Elektronische lekdetectoren kunnen worden gebruikt om koelmiddellekken te detecteren, maar bij
brandbaar koelmiddel is de gevoeligheid mogelijk niet voldoende of moet de kalibratie opnieuw worden
uitgevoerd. (De detectieapparatuur moet worden gekalibreerd op een plaats waar geen koelmiddel
aanwezig is). Verzeker u ervan dat de detector geen potentiële vonkbron is en aangepast is aan het
gebruikte koelmiddel. De lekdetectieapparatuur moet worden ingesteld op een percentage van het
koelmiddel-LFL en moet worden gekalibreerd voor het gebruikte koelmiddel. Het juiste percentage gas
(maximaal 25%) moet worden bevestigd.
Lekdetectievloeistoffen zijn ook geschikt voor het gebruik met de meeste koelmiddelen, het gebruik van
chloorhoudende detergent daarentegen moet worden vermeden omdat dit kan reageren met het
koelmiddel en de koperen leidingen kan aantasten.
Als er een vermoeden van een lek is, moeten alle open vlammen worden verwijderd / gedoofd.
Bij het detecteren van een koelmiddellek en als solderen noodzakelijk is , moet al het koelmiddel uit het
systeem worden afgelaten of geïsoleerd (met afsluitkleppen) in een deel van het systeem dat verwijderd is
van het lek.
Verwijdering en afvoeren
Bij toegang tot het koelmiddelcircuit om reparaties uit te voeren, of om andere redenen, moeten
conventionele procedures worden gebruikt. Bij ontvlambare koelmiddelen is het echter essentieel om de
aanbevelingen op te volgen omdat rekening moet worden gehouden met de ontvlambaarheid. De volgende
procedure moet worden gevolgd:
verwijder het koelmiddel;
laat het circuit af met een inert gas (optioneel voor A2L);
afvoeren (optioneel voor A2L);
spoelen met een inert gas (optioneel voor A2L);
open het circuit door afzagen of lossolderen.
De koelmiddelvulling moet worden gerecupereerd in geschikte recuperatiecilinders.

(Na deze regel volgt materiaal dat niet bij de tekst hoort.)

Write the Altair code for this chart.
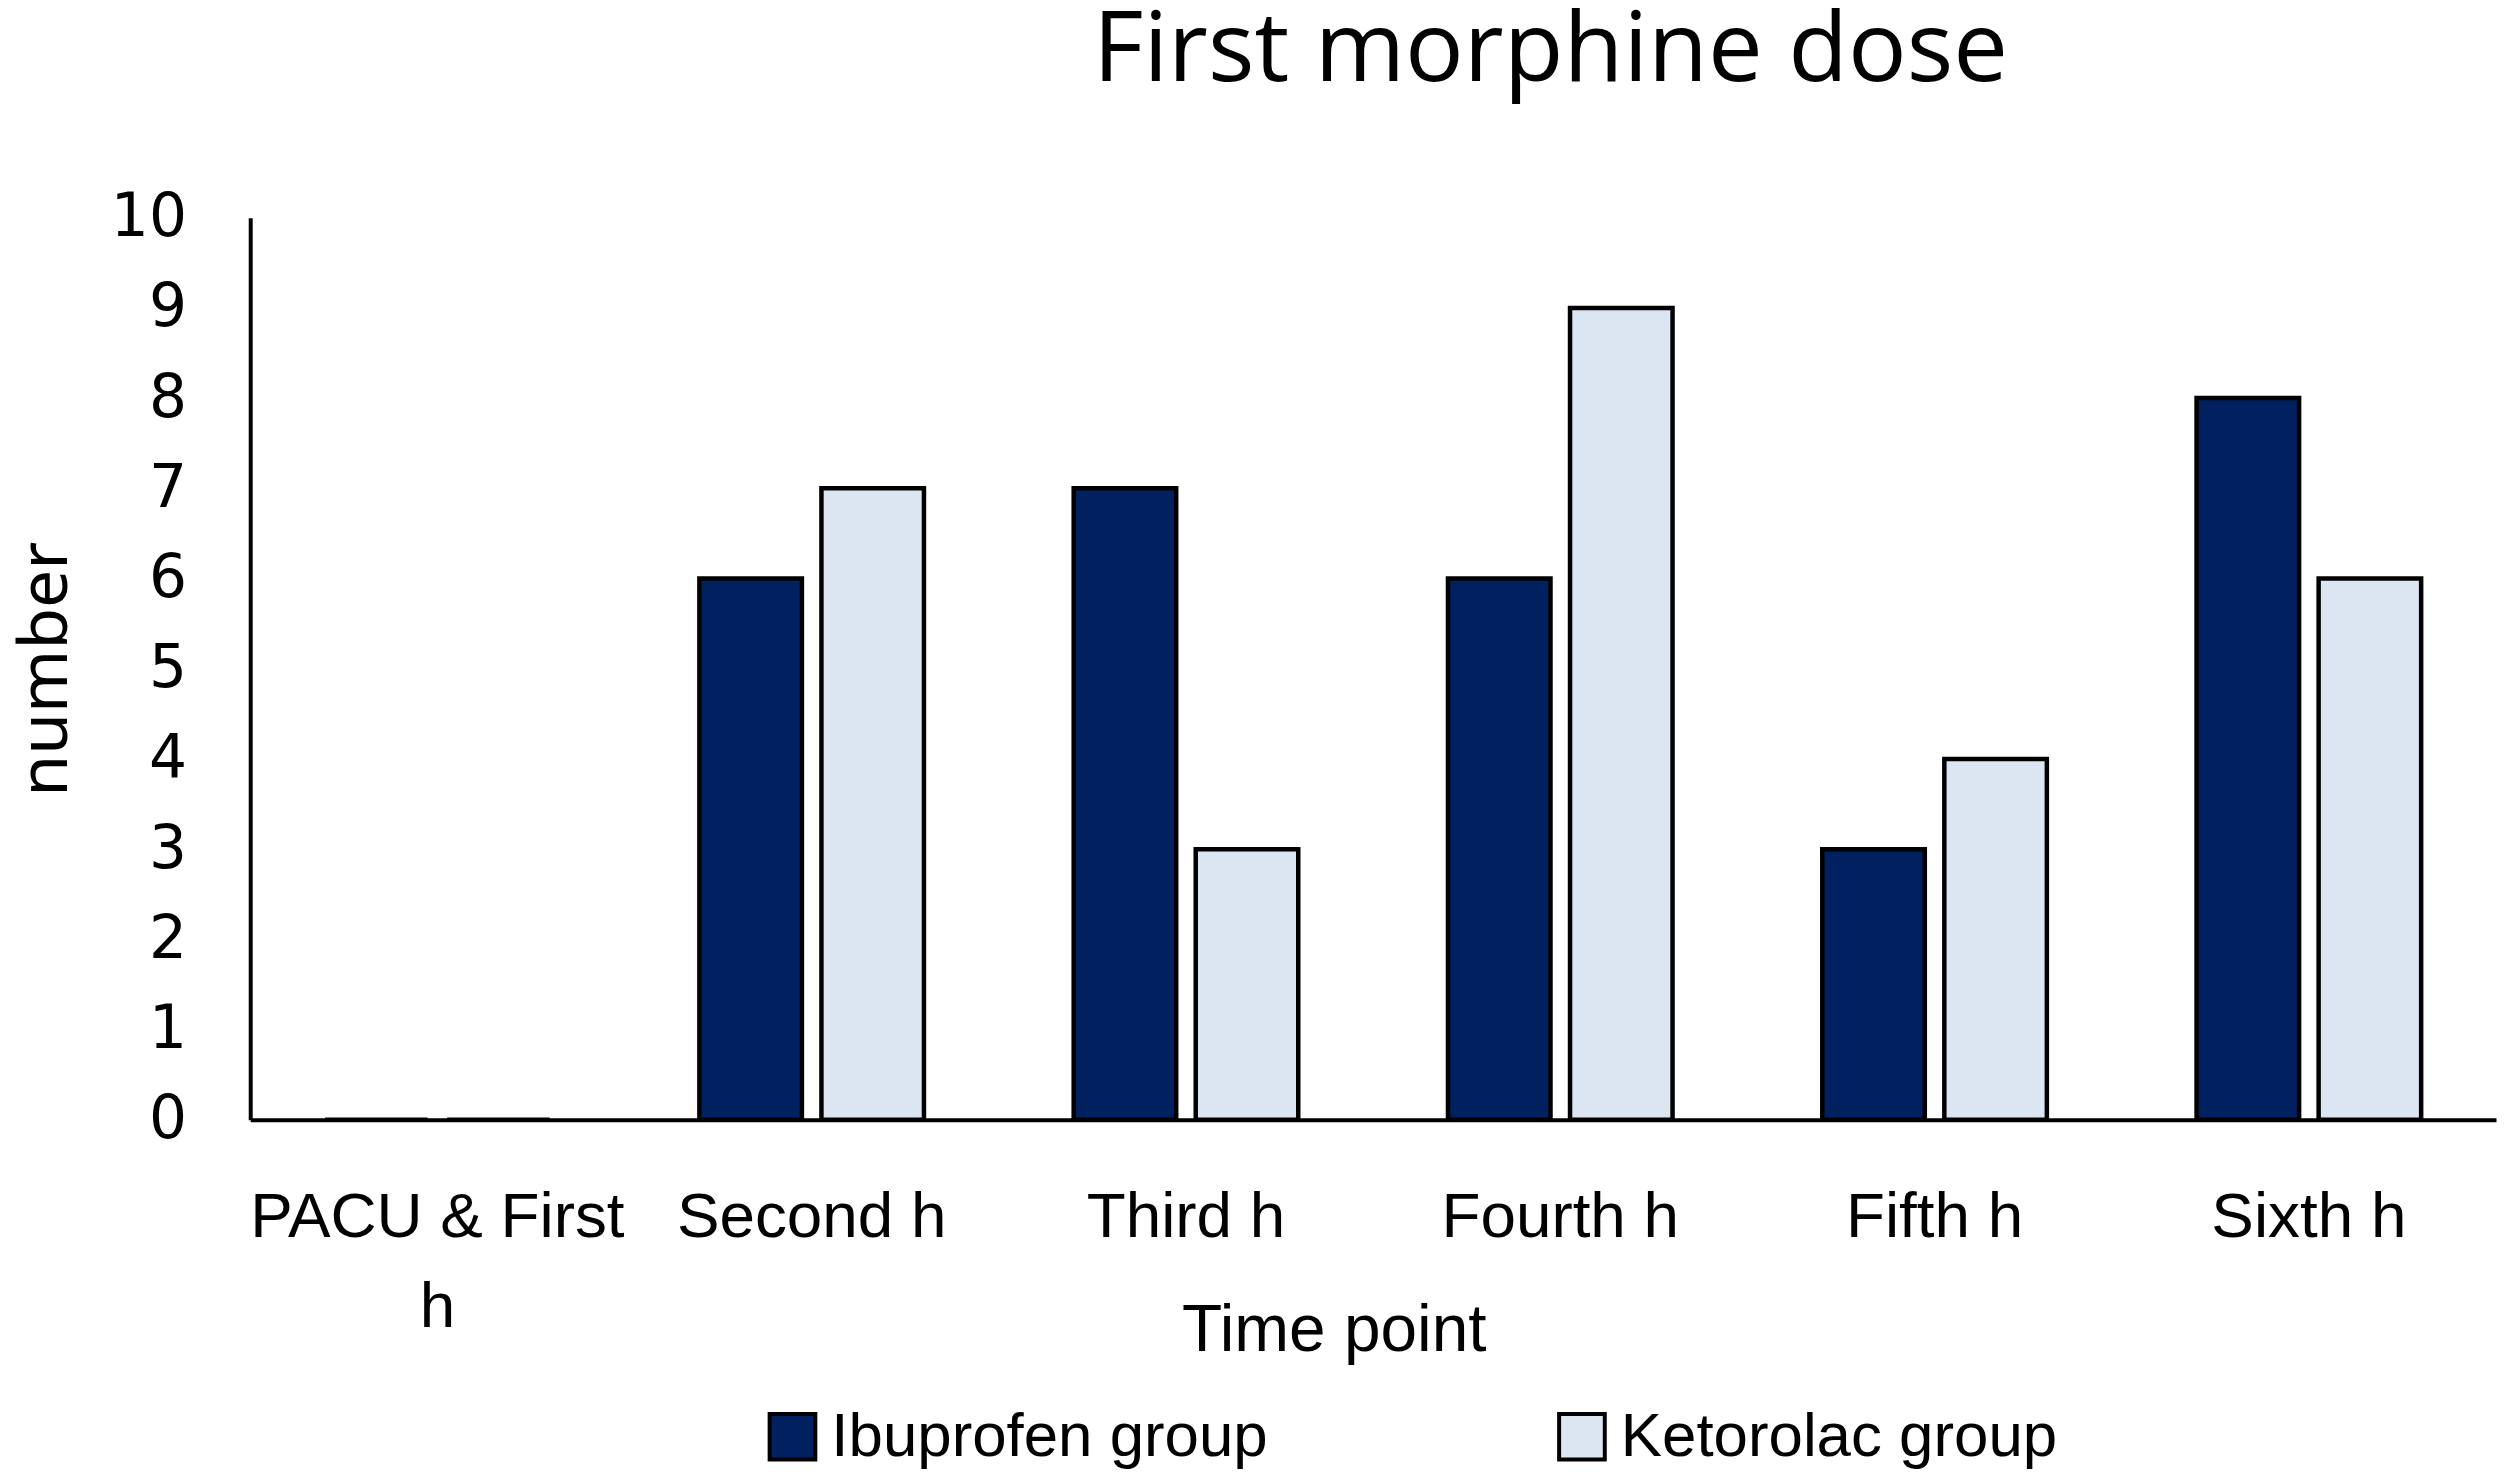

Bij apparaten die
andere ontvlambare koelmiddelen bevatten dan A2L-koelmiddelen moet het systeem worden gespoeld met
stikstofgas zonder zuurstof om de apparatuur geschikt te maken voor brandbare koelmiddelen. Het kan
noodzakelijk zijn om dit proces meerdere keren te herhalen. Perslucht of zuurstofgas mogen niet worden
gebruikt om koelsystemen te spoelen.